Do you know how much your data centers truly cost to operate? Is your IT team struggling to balance infrastructure management with its other responsibilities? Are you concerned about breaches or whether your data center is vulnerable to natural disasters, power grid issues or aging hardware failure?
At Compass Solutions, we can help you determine whether migrating to a colocation model is right for you.
What Is Colocation?
Colocation is either implementing your own IT infrastructure (servers, storage, routers/VPN devices, phone systems, etc.) or leasing those resources from a provider that has a facility specifically built for that purpose. Employees at any business location can then access the data via remote connections.
The colocation provider maintains the servers, provides power and cooling, and monitors the connections and bandwidth needed for data access.
Why Should I Consider Colocation?
Colocation can offer a lot of value if you’re looking for:
- Saving time and money. Instead of paying directly to power, cool, monitor, and repair/upgrade your data center servers, the costs are condensed in a single colocation bill. Your team no longer has to worry about time spent managing your equipment, and can turn its attention to the IT projects that are most important. The economies of scale typically give you a better environment at a lower overall cost of ownership than can be achieved on your own.
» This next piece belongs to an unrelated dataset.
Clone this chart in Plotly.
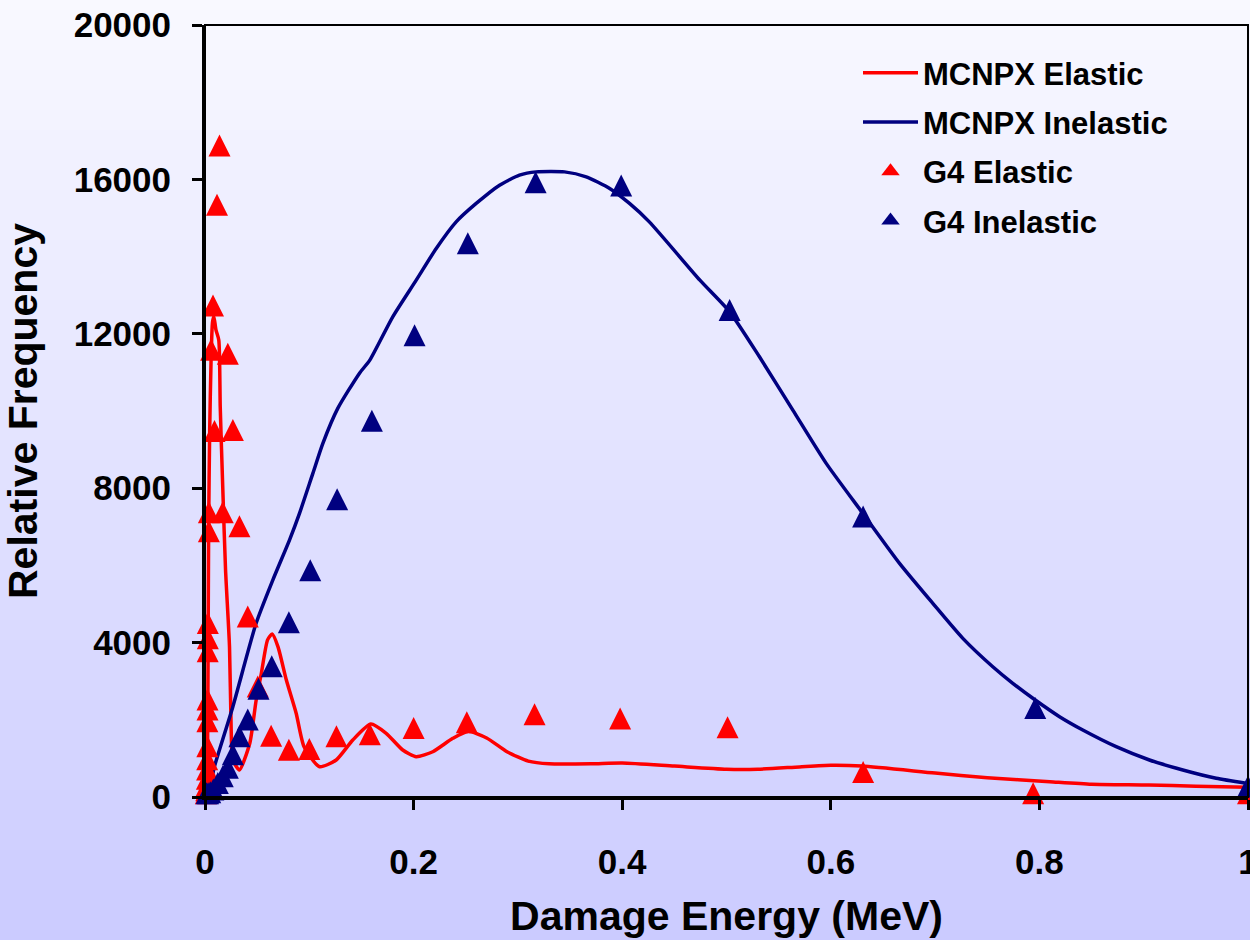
import plotly.graph_objects as go

# MCNPX recoil spectra (smooth curves)
mcnpx_el_x = [0.0005, 0.0015, 0.0025, 0.003, 0.0035, 0.0045, 0.0058, 0.0072, 0.0085, 0.0105,
              0.0132, 0.0146, 0.0171, 0.0197, 0.0235, 0.0251, 0.0267, 0.033, 0.043,
              0.049, 0.054, 0.060, 0.0644, 0.070, 0.078, 0.0874, 0.095, 0.1098, 0.1258,
              0.1417, 0.159, 0.1737, 0.1896, 0.2025, 0.2184, 0.2376, 0.252, 0.27, 0.29,
              0.31, 0.33, 0.37, 0.40, 0.45, 0.50, 0.53, 0.57, 0.60, 0.63,
              0.70, 0.75, 0.81, 0.85, 0.905, 0.95, 1.0]
mcnpx_el_y = [0, 200, 1500, 4000, 7000, 9500, 11300, 12300, 12450, 12100,
              11840, 10110, 7950, 5880, 3890, 1735, 960, 700, 1400,
              2500, 3200, 4070, 4220, 3890, 3030, 2170, 1300, 785, 958,
              1476, 1890, 1650, 1217, 1044, 1173, 1520, 1700, 1530, 1165,
              930, 860, 860, 880, 800, 720, 720, 780, 820, 800,
              620, 500, 396, 330, 311, 280, 250]

mcnpx_in_x = [0.001, 0.005, 0.009, 0.0267, 0.049, 0.065, 0.081, 0.0906, 0.1034, 0.113,
              0.1273, 0.148, 0.158, 0.18, 0.2025, 0.2217, 0.2408, 0.26, 0.2824, 0.3015,
              0.3175, 0.3447, 0.3655, 0.388, 0.407, 0.426, 0.4745, 0.503, 0.5316, 0.5636,
              0.5956, 0.6307, 0.6659, 0.6978, 0.7266, 0.7553, 0.7745, 0.796, 0.8193, 0.8416,
              0.8736, 0.9055, 0.9375, 0.9695, 0.998]
mcnpx_in_y = [0, 300, 785, 2340, 4500, 5620, 6656, 7348, 8384, 9161,
              10067, 10974, 11318, 12440, 13390, 14211, 14900, 15377, 15851, 16110,
              16195, 16195, 16066, 15765, 15377, 14900, 13390, 12570, 11404, 10023,
              8643, 7348, 6053, 5017, 4110, 3375, 2945, 2512, 2080, 1735,
              1303, 958, 699, 484, 355]

# Geant4 results (points)
g4_el_x = [1.0, 0.794, 0.631, 0.501, 0.398, 0.316, 0.251, 0.2, 0.158, 0.126,
           0.1, 0.0804, 0.0634, 0.0506, 0.041, 0.033, 0.0267, 0.0219, 0.017, 0.0139,
           0.0115, 0.0091, 0.0077, 0.0059, 0.0037, 0.0037, 0.0027, 0.0027, 0.0026, 0.0024,
           0.0024, 0.0023, 0.0022, 0.0021, 0.002, 0.0018, 0.0015, 0.0012, 0.0008]
g4_el_y = [0, 0, 550, 1710, 1940, 2050, 1840, 1690, 1530, 1480,
           1150, 1130, 1490, 2770, 4580, 6920, 9410, 11390, 7280, 16780,
           15250, 9390, 12640, 11490, 7280, 6790, 4410, 4020, 3680, 2430,
           2170, 1870, 1220, 880, 620, 380, 200, 80, 0]

g4_in_x = [1.0, 0.796, 0.631, 0.503, 0.399, 0.317, 0.252, 0.2009, 0.16, 0.1267,
           0.1009, 0.0804, 0.064, 0.0513, 0.041, 0.033, 0.0267, 0.0219, 0.017, 0.0123,
           0.008, 0.005, 0.003, 0.0015]
g4_in_y = [180, 2210, 7170, 12520, 15750, 15830, 14250, 11870, 9650, 7620,
           5780, 4430, 3290, 2710, 1910, 1480, 1010, 660, 440, 270,
           100, 30, 0, 0]

x_ticks = [0, 0.2, 0.4, 0.6, 0.8, 1.0]
x_tick_text = ["0", "0.2", "0.4", "0.6", "0.8", "1"]
y_ticks = [0, 4000, 8000, 12000, 16000, 20000]

RED = "#FF0000"
NAVY = "#000080"
FONT = "Liberation Sans"
MSIZE = 22

W, H = 1250, 940
ML, MR, MT, MB = 205, 2, 25, 143
PW, PH = W - ML - MR, H - MT - MB

fig = go.Figure()

fig.add_trace(go.Scatter(
    x=mcnpx_el_x, y=mcnpx_el_y, mode="lines", name="MCNPX Elastic",
    line=dict(color=RED, width=3.5, shape="spline", smoothing=0.6),
    legendgroup="a"))
fig.add_trace(go.Scatter(
    x=mcnpx_in_x, y=mcnpx_in_y, mode="lines", name="MCNPX Inelastic",
    line=dict(color=NAVY, width=3.5, shape="spline", smoothing=0.6),
    legendgroup="b"))

# upward triangles centred on their value: an inverted arrow turned 180 degrees,
# pulled back so its centroid sits on the point
tri = dict(symbol="arrow-down", angle=180, size=MSIZE, standoff=MSIZE * 2 / 3,
           line=dict(width=0))
fig.add_trace(go.Scatter(
    x=g4_el_x, y=g4_el_y, mode="markers", name="G4 Elastic",
    marker=dict(color=RED, **tri), legendgroup="c", showlegend=False,
    cliponaxis=False))
fig.add_trace(go.Scatter(
    x=g4_in_x, y=g4_in_y, mode="markers", name="G4 Inelastic",
    marker=dict(color=NAVY, **tri), legendgroup="d", showlegend=False,
    cliponaxis=False))

# legend keys for the point series (plain triangles, no offset)
for name, col, grp in [("G4 Elastic", RED, "c"), ("G4 Inelastic", NAVY, "d")]:
    fig.add_trace(go.Scatter(
        x=[None], y=[None], mode="markers", name=name, legendgroup=grp,
        marker=dict(color=col, symbol="triangle-up", size=16, line=dict(width=0))))

# vertical background gradient, white-lavender
shapes = []
n_bands = 94
top_rgb = (249, 249, 255)
bot_rgb = (203, 203, 255)
for i in range(n_bands):
    t = (i + 0.5) / n_bands
    c = tuple(round(a + (b - a) * t) for a, b in zip(top_rgb, bot_rgb))
    py0 = H * i / n_bands
    py1 = H * (i + 1) / n_bands + 0.6
    shapes.append(dict(
        type="rect", xref="paper", yref="paper", layer="below",
        x0=-ML / PW, x1=(W - ML) / PW,
        y0=(H - MB - py1) / PH, y1=(H - MB - py0) / PH,
        fillcolor="rgb(%d,%d,%d)" % c, line=dict(width=0)))
# plot frame
shapes.append(dict(type="rect", xref="paper", yref="paper", layer="above",
                   x0=0, x1=1, y0=0, y1=1, line=dict(color="black", width=2)))

axis_common = dict(
    showline=True, linecolor="black", linewidth=3, mirror=False,
    ticks="outside", ticklen=10, tickwidth=3, tickcolor="black",
    showgrid=False, zeroline=False, automargin=False,
    ticklabeloverflow="allow",
    tickfont=dict(family=FONT, size=35, color="black", weight="bold"),
)

fig.update_layout(
    width=W, height=H,
    margin=dict(l=ML, r=MR, t=MT, b=MB, pad=0),
    paper_bgcolor="rgb(226,226,255)",
    plot_bgcolor="rgba(0,0,0,0)",
    shapes=shapes,
    showlegend=True,
    legend=dict(
        x=(858 - ML) / PW, y=(H - MB - 46) / PH, xanchor="left", yanchor="top",
        bgcolor="rgba(0,0,0,0)", borderwidth=0,
        font=dict(family=FONT, size=31, color="black", weight="bold"),
        tracegroupgap=6, itemwidth=55, itemsizing="trace",
    ),
    xaxis=dict(
        range=[0, 1], tickvals=x_ticks, ticktext=x_tick_text,
        ticklabelstandoff=22,
        title=dict(text="Damage Energy (MeV)", standoff=22,
                   font=dict(family=FONT, size=41, color="black", weight="bold")),
        **axis_common),
    yaxis=dict(
        range=[0, 20000], tickvals=y_ticks, tickformat="d",
        ticklabelstandoff=14,
        title=dict(text="Relative Frequency", standoff=28,
                   font=dict(family=FONT, size=41, color="black", weight="bold")),
        **axis_common),
)

fig.write_html("out.html")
- Better data security. Your colocation provider specializes in protecting and monitoring your data. Since this is its business, it has resources that are 100% focused on protecting the environment. Most organizations don’t have a resource dedicated to that with such a level of experience.
- Improved scalability. Instead of guessing how much server space you’ll need, colocation allows you to add or reduce storage when your business needs it. It allows for rapid expansion and protects against over-spending on equipment.
- Centralized data access. If you have multiple locations, it can be difficult to make sure that all of your employees can reliably and consistently access necessary IT resources. Colocation makes it easier for end-users and locations to access the IT resources they need.
- Stronger business continuity. Colocation facilities are often located in weather-stable areas and are constructed to protect against fires, floods, blackouts, and other disasters. Geographical diversity is accomplished by utilizing multiple colocation facilities, and allows for immediate fail-over and load-balancing.
- Telecommunication options and redundancy: Colocation facilities typically have multiple telecom providers with diverse entry options that are On-Net — meaning they provide less expensive options and more reliable bandwidth.
- More uptime. Reliability and uptime are built into your service-level agreement (SLA) with your colocation provider. Many businesses see improved uptime compared to when their data was hosted on-premises.